### Dataset content ###
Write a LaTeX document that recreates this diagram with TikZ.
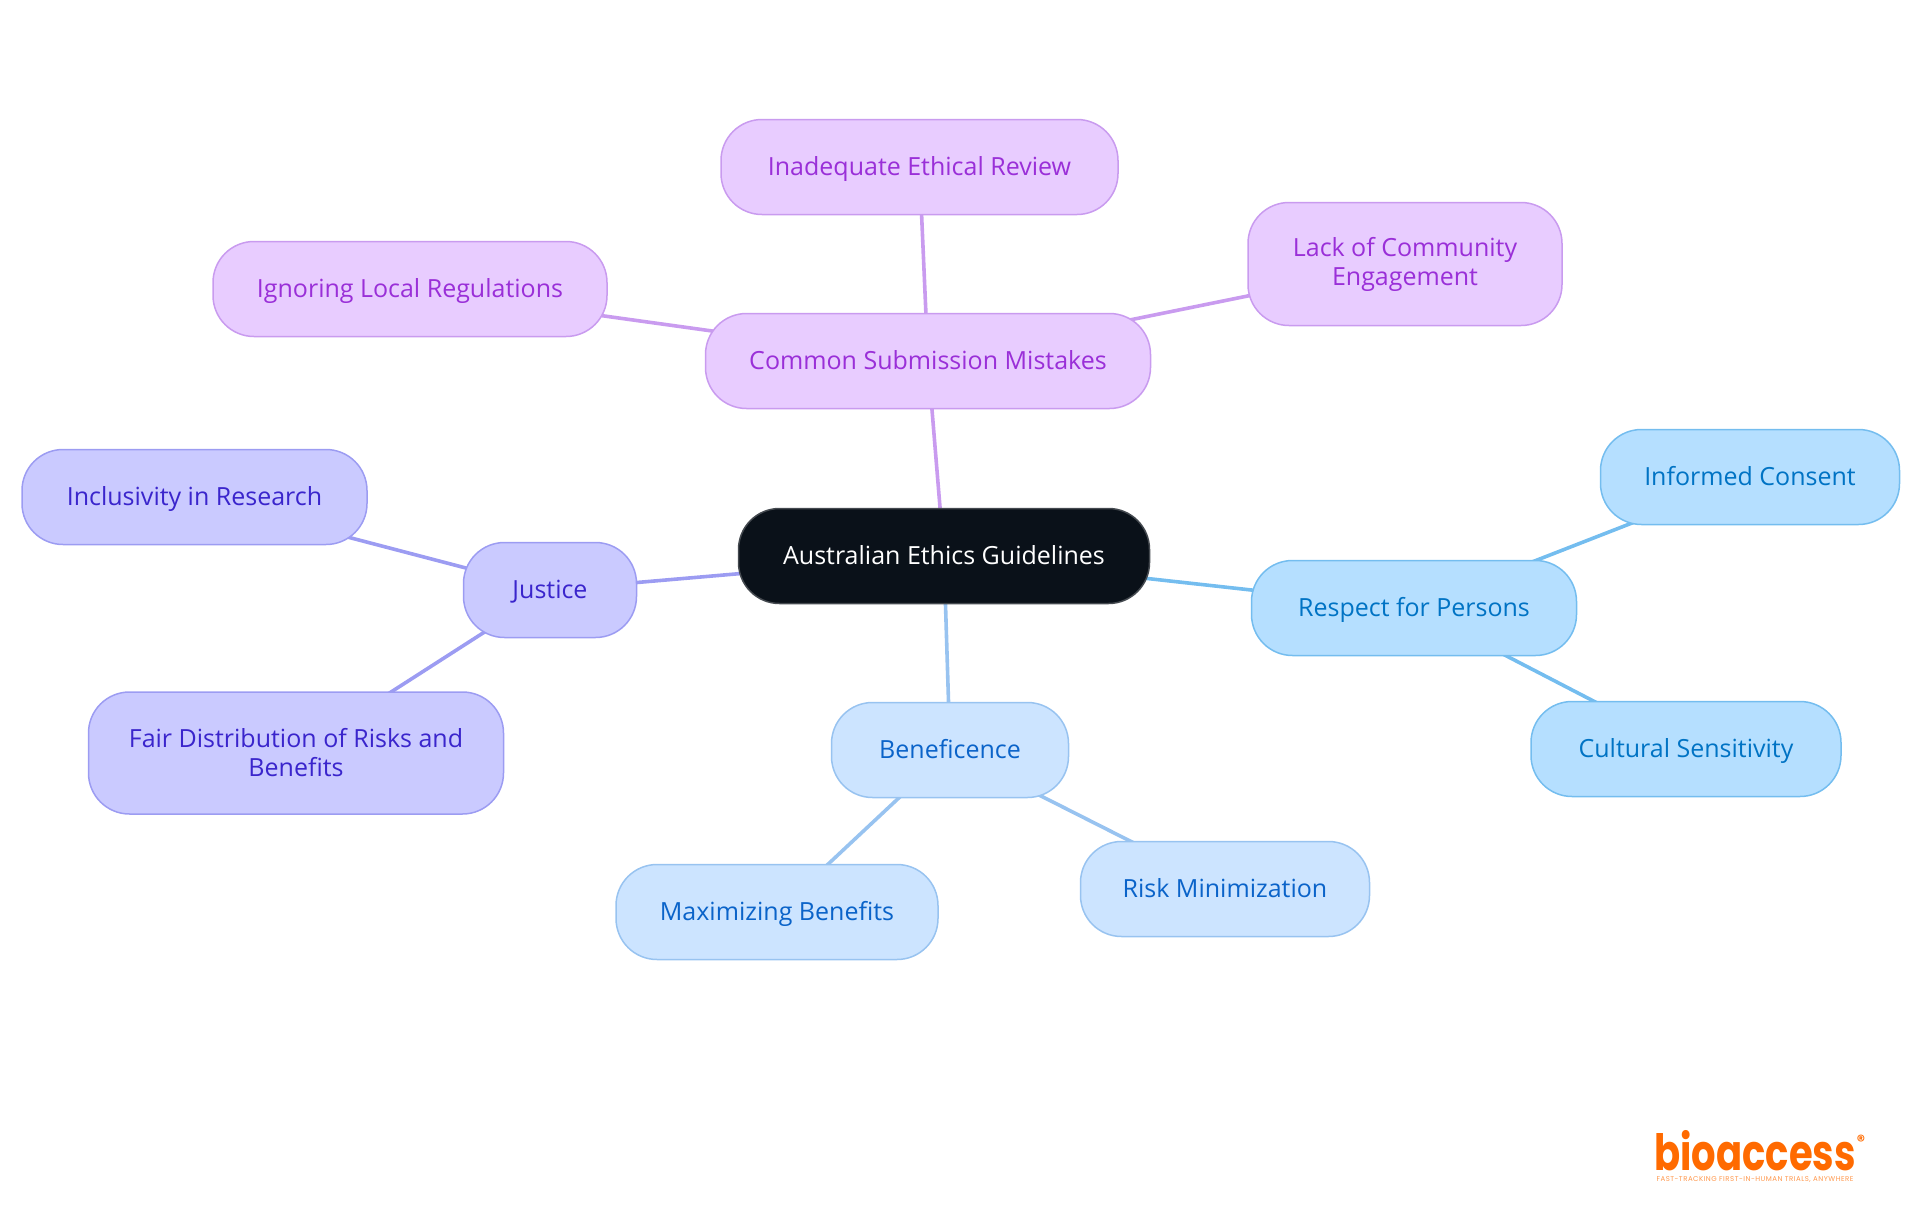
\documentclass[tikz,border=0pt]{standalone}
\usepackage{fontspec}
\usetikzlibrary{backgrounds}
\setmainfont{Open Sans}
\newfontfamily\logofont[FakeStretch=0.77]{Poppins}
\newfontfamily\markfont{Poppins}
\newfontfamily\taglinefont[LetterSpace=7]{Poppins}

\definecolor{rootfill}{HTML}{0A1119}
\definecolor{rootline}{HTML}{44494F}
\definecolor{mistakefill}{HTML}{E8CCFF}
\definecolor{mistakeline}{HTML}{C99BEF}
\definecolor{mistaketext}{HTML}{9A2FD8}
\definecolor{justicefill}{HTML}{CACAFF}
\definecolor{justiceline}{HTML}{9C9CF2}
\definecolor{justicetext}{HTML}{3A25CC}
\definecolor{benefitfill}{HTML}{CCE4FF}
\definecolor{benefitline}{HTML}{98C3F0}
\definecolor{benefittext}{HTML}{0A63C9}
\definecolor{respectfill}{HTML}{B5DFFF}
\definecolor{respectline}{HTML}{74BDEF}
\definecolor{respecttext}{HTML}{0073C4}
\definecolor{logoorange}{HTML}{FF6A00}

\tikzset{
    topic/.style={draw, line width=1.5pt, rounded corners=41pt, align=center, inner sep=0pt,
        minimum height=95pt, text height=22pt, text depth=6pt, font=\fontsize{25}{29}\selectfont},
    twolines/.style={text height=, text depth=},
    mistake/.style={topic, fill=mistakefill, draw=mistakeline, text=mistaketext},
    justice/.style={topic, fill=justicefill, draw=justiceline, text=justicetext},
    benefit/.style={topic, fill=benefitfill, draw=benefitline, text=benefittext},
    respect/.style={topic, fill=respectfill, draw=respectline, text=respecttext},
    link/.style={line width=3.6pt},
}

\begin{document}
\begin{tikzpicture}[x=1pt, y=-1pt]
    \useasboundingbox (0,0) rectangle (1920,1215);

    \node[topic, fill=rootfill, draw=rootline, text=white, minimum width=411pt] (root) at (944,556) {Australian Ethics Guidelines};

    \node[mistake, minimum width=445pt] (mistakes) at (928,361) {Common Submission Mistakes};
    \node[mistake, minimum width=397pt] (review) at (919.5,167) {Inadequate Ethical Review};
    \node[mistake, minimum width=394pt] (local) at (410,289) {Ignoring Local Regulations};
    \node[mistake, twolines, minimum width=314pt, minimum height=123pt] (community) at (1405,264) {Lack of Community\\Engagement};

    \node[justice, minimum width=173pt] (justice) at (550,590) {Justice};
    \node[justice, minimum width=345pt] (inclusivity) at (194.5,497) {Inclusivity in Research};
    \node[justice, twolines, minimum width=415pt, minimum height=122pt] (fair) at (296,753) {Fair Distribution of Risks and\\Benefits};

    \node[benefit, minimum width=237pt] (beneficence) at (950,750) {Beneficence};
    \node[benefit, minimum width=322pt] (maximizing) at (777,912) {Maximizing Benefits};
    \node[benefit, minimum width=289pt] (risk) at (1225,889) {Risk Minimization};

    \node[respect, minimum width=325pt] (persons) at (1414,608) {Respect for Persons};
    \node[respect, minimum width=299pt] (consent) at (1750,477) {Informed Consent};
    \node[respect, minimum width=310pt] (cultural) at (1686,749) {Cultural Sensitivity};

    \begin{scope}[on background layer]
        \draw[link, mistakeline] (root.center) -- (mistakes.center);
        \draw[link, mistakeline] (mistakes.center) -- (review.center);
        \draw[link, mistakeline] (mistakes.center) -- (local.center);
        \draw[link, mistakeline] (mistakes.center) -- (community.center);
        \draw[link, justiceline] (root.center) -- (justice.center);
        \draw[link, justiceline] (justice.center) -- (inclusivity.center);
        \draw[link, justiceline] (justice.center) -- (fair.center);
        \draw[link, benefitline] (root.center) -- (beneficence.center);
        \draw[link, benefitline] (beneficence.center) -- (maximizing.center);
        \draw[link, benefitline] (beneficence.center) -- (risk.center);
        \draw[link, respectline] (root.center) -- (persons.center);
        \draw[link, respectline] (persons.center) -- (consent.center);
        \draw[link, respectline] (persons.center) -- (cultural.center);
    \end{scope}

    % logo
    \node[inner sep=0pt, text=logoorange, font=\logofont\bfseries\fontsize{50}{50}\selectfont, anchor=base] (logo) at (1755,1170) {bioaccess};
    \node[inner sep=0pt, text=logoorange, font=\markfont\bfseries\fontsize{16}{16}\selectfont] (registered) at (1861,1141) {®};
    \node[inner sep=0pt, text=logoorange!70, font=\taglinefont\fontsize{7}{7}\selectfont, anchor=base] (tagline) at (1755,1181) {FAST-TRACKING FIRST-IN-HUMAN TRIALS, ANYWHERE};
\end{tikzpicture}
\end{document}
###
§ Exercise description: Return the whole listing, word for word, and leave out every picture.

§ Result of the exercise:
Write a LaTeX document that recreates this diagram with TikZ.
\documentclass[tikz,border=0pt]{standalone}
\usepackage{fontspec}
\usetikzlibrary{backgrounds}
\setmainfont{Open Sans}
\newfontfamily\logofont[FakeStretch=0.77]{Poppins}
\newfontfamily\markfont{Poppins}
\newfontfamily\taglinefont[LetterSpace=7]{Poppins}

\definecolor{rootfill}{HTML}{0A1119}
\definecolor{rootline}{HTML}{44494F}
\definecolor{mistakefill}{HTML}{E8CCFF}
\definecolor{mistakeline}{HTML}{C99BEF}
\definecolor{mistaketext}{HTML}{9A2FD8}
\definecolor{justicefill}{HTML}{CACAFF}
\definecolor{justiceline}{HTML}{9C9CF2}
\definecolor{justicetext}{HTML}{3A25CC}
\definecolor{benefitfill}{HTML}{CCE4FF}
\definecolor{benefitline}{HTML}{98C3F0}
\definecolor{benefittext}{HTML}{0A63C9}
\definecolor{respectfill}{HTML}{B5DFFF}
\definecolor{respectline}{HTML}{74BDEF}
\definecolor{respecttext}{HTML}{0073C4}
\definecolor{logoorange}{HTML}{FF6A00}

\tikzset{
    topic/.style={draw, line width=1.5pt, rounded corners=41pt, align=center, inner sep=0pt,
        minimum height=95pt, text height=22pt, text depth=6pt, font=\fontsize{25}{29}\selectfont},
    twolines/.style={text height=, text depth=},
    mistake/.style={topic, fill=mistakefill, draw=mistakeline, text=mistaketext},
    justice/.style={topic, fill=justicefill, draw=justiceline, text=justicetext},
    benefit/.style={topic, fill=benefitfill, draw=benefitline, text=benefittext},
    respect/.style={topic, fill=respectfill, draw=respectline, text=respecttext},
    link/.style={line width=3.6pt},
}

\begin{document}
\begin{tikzpicture}[x=1pt, y=-1pt]
    \useasboundingbox (0,0) rectangle (1920,1215);

    \node[topic, fill=rootfill, draw=rootline, text=white, minimum width=411pt] (root) at (944,556) {Australian Ethics Guidelines};

    \node[mistake, minimum width=445pt] (mistakes) at (928,361) {Common Submission Mistakes};
    \node[mistake, minimum width=397pt] (review) at (919.5,167) {Inadequate Ethical Review};
    \node[mistake, minimum width=394pt] (local) at (410,289) {Ignoring Local Regulations};
    \node[mistake, twolines, minimum width=314pt, minimum height=123pt] (community) at (1405,264) {Lack of Community\\Engagement};

    \node[justice, minimum width=173pt] (justice) at (550,590) {Justice};
    \node[justice, minimum width=345pt] (inclusivity) at (194.5,497) {Inclusivity in Research};
    \node[justice, twolines, minimum width=415pt, minimum height=122pt] (fair) at (296,753) {Fair Distribution of Risks and\\Benefits};

    \node[benefit, minimum width=237pt] (beneficence) at (950,750) {Beneficence};
    \node[benefit, minimum width=322pt] (maximizing) at (777,912) {Maximizing Benefits};
    \node[benefit, minimum width=289pt] (risk) at (1225,889) {Risk Minimization};

    \node[respect, minimum width=325pt] (persons) at (1414,608) {Respect for Persons};
    \node[respect, minimum width=299pt] (consent) at (1750,477) {Informed Consent};
    \node[respect, minimum width=310pt] (cultural) at (1686,749) {Cultural Sensitivity};

    \begin{scope}[on background layer]
        \draw[link, mistakeline] (root.center) -- (mistakes.center);
        \draw[link, mistakeline] (mistakes.center) -- (review.center);
        \draw[link, mistakeline] (mistakes.center) -- (local.center);
        \draw[link, mistakeline] (mistakes.center) -- (community.center);
        \draw[link, justiceline] (root.center) -- (justice.center);
        \draw[link, justiceline] (justice.center) -- (inclusivity.center);
        \draw[link, justiceline] (justice.center) -- (fair.center);
        \draw[link, benefitline] (root.center) -- (beneficence.center);
        \draw[link, benefitline] (beneficence.center) -- (maximizing.center);
        \draw[link, benefitline] (beneficence.center) -- (risk.center);
        \draw[link, respectline] (root.center) -- (persons.center);
        \draw[link, respectline] (persons.center) -- (consent.center);
        \draw[link, respectline] (persons.center) -- (cultural.center);
    \end{scope}

    % logo
    \node[inner sep=0pt, text=logoorange, font=\logofont\bfseries\fontsize{50}{50}\selectfont, anchor=base] (logo) at (1755,1170) {bioaccess};
    \node[inner sep=0pt, text=logoorange, font=\markfont\bfseries\fontsize{16}{16}\selectfont] (registered) at (1861,1141) {®};
    \node[inner sep=0pt, text=logoorange!70, font=\taglinefont\fontsize{7}{7}\selectfont, anchor=base] (tagline) at (1755,1181) {FAST-TRACKING FIRST-IN-HUMAN TRIALS, ANYWHERE};
\end{tikzpicture}
\end{document}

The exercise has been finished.